Phyllis Williams Lehmann

Phyllis Williams Lehmann, (November 30, 1912 in Brooklyn – September 29, 2004 in Haydenville, Massachusetts)[1] was an American classical archaeologist who specialised in the Samothrace temple complex, where she discovered a third statue of Winged Victory (1949), which is kept today at the Archaeological Museum of Samothrace[2] and recovered missing fingers of the hand of the famous Winged Victory of Samothrace at the Louvre.[3]

Biography edit

Phyllis Williams was born November 30, 1912, in Brooklyn, New York.[1] Williams received a B.A. degree from Wellesley College in 1934.[1]

She first visited Samothrace in 1938, as a doctoral student on the New York University Institute of Fine Arts team led by professor Karl Leo Heinrich Lehmann.
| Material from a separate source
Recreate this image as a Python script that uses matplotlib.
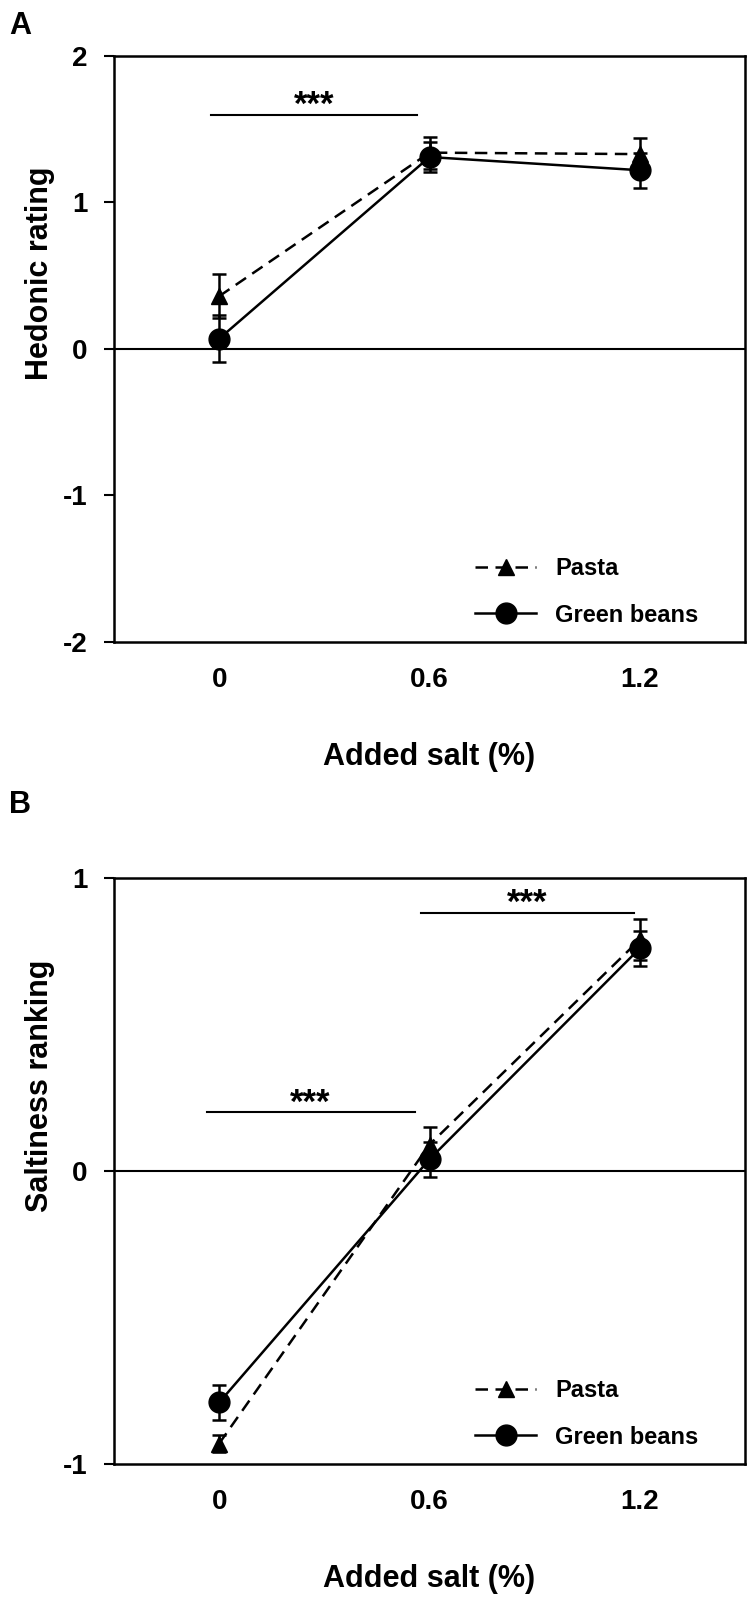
import numpy as np
import matplotlib
matplotlib.use('Agg')
from matplotlib import pyplot as plt

plt.rcParams['font.family'] = ['Liberation Sans', 'DejaVu Sans']
plt.rcParams['font.weight'] = 'bold'

salt = ['0', '0.6', '1.2']

# panel A - hedonic rating
hed_pasta = [0.36, 1.34, 1.33]
hed_pasta_err = [0.15, 0.11, 0.11]
hed_beans = [0.07, 1.31, 1.22]
hed_beans_err = [0.16, 0.10, 0.12]

# panel B - saltiness ranking
sal_pasta = [-0.93, 0.09, 0.79]
sal_pasta_err = [0.03, 0.06, 0.07]
sal_beans = [-0.79, 0.04, 0.76]
sal_beans_err = [0.06, 0.06, 0.06]

fig = plt.figure(figsize=(7.53, 16.03), dpi=100)
axA = fig.add_axes([0.1514, 0.5995, 0.838, 0.3656])
axB = fig.add_axes([0.1514, 0.0867, 0.838, 0.3656])


def panel(ax, pasta, pasta_err, beans, beans_err, ylim, yticks, ylabel, ylab_y, sig):
    x = np.arange(1, len(salt) + 1)
    ax.axhline(0, color='black', lw=1.5, zorder=1)
    ax.errorbar(x, pasta, yerr=pasta_err, fmt='none', ecolor='black',
                capsize=5, capthick=1.8, elinewidth=1.8, zorder=2)
    ax.errorbar(x, beans, yerr=beans_err, fmt='none', ecolor='black',
                capsize=5, capthick=1.8, elinewidth=1.8, zorder=2)
    ax.plot(x, pasta, color='black', ls='--', lw=1.8, dashes=(5, 3),
            marker='^', ms=12, label='Pasta', zorder=3)
    ax.plot(x, beans, color='black', ls='-', lw=1.8, marker='o', ms=15,
            label='Green beans', zorder=4)
    rng = ylim[1] - ylim[0]
    for (x0, x1, y) in sig:
        ax.plot([x0, x1], [y, y], color='black', lw=1.5)
        ax.text((x0 + x1) / 2, y - 0.012 * rng, '***',
                ha='center', va='bottom', fontsize=25, fontweight='bold')
    ax.set_xlim(0.5, 3.5)
    ax.set_ylim(*ylim)
    ax.set_xticks(x)
    ax.set_xticklabels(salt)
    ax.set_yticks(yticks)
    ax.set_yticklabels([str(t) for t in yticks])
    ax.tick_params(axis='x', length=0, pad=18, labelsize=20)
    ax.tick_params(axis='y', length=7, width=1.5, pad=12, labelsize=20)
    for s in ax.spines.values():
        s.set_linewidth(1.8)
    ax.set_xlabel('Added salt (%)', fontsize=22, fontweight='bold', labelpad=35)
    ax.set_ylabel(ylabel, fontsize=22, fontweight='bold')
    ax.yaxis.set_label_coords(-0.093, ylab_y)
    ax.legend(loc='lower right', bbox_to_anchor=(0.96, -0.01), frameon=False,
              handlelength=2.6, labelspacing=1.0, handletextpad=0.8,
              prop={'weight': 'bold', 'size': 17})


panel(axA, hed_pasta, hed_pasta_err, hed_beans, hed_beans_err, (-2, 2),
      [-2, -1, 0, 1, 2], 'Hedonic rating', 0.63, [(0.96, 1.94, 1.6)])
panel(axB, sal_pasta, sal_pasta_err, sal_beans, sal_beans_err, (-1, 1),
      [-1, 0, 1], 'Saltiness ranking', 0.645,
      [(0.94, 1.93, 0.2), (1.96, 2.97, 0.88)])

fig.text(0.012, 0.993, 'A', fontsize=22, fontweight='bold', va='top')
fig.text(0.012, 0.507, 'B', fontsize=22, fontweight='bold', va='top')

fig.savefig('out.png', dpi=100)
She was awarded her PhD in 1943 and married Lehmann the following year.[1] She was assistant field director of the excavations at Samothrace 1948–1960 and acting director 1960–1965, and she remained closely involved with Samothrace for the rest of her career. She was a member of the faculty of Smith College from 1946 to 1978, and was Dean of Smith College from 1965 to 1970.

Among her publications are The Pedimental Sculptures of the Hieron in Samothrace (1962) and Samothrace III: The Hieron, (1969), which was awarded the Hitchcock Award of the Society of Architectural Historians in 1969. She was elected a Fellow of the American Academy of Arts and Sciences in 1979.[4]

In 1970 she retired to her home in Haydenville, Massachusetts, where she died of congestive heart failure on September 29, 2004.[1]

Notes edit

  1. ^ a b c d e Biographical details are drawn from: Fox, Margalit (October 16, 2004). "Phyllis Williams Lehmann, 91, Archaeologist of Samothrace, Dies". The New York Times.
  2. ^ The Hellenistic statue, of the second century BCE, found in three large sections, is conserved in the museum at the Samothrace site.
  3. ^ She identified them in 1950, in a drawer at the Kunsthistorisches Museum, Vienna; an Austrian team in the 1870s had recovered a Roman Victory in the 1870s, and the unidentified fingers, not part of that sculpture, had been stored and forgotten.
  4. ^ "Book of Members, 1780–2010: Chapter L" (PDF). American Academy of Arts and Sciences. Retrieved July 25, 2014.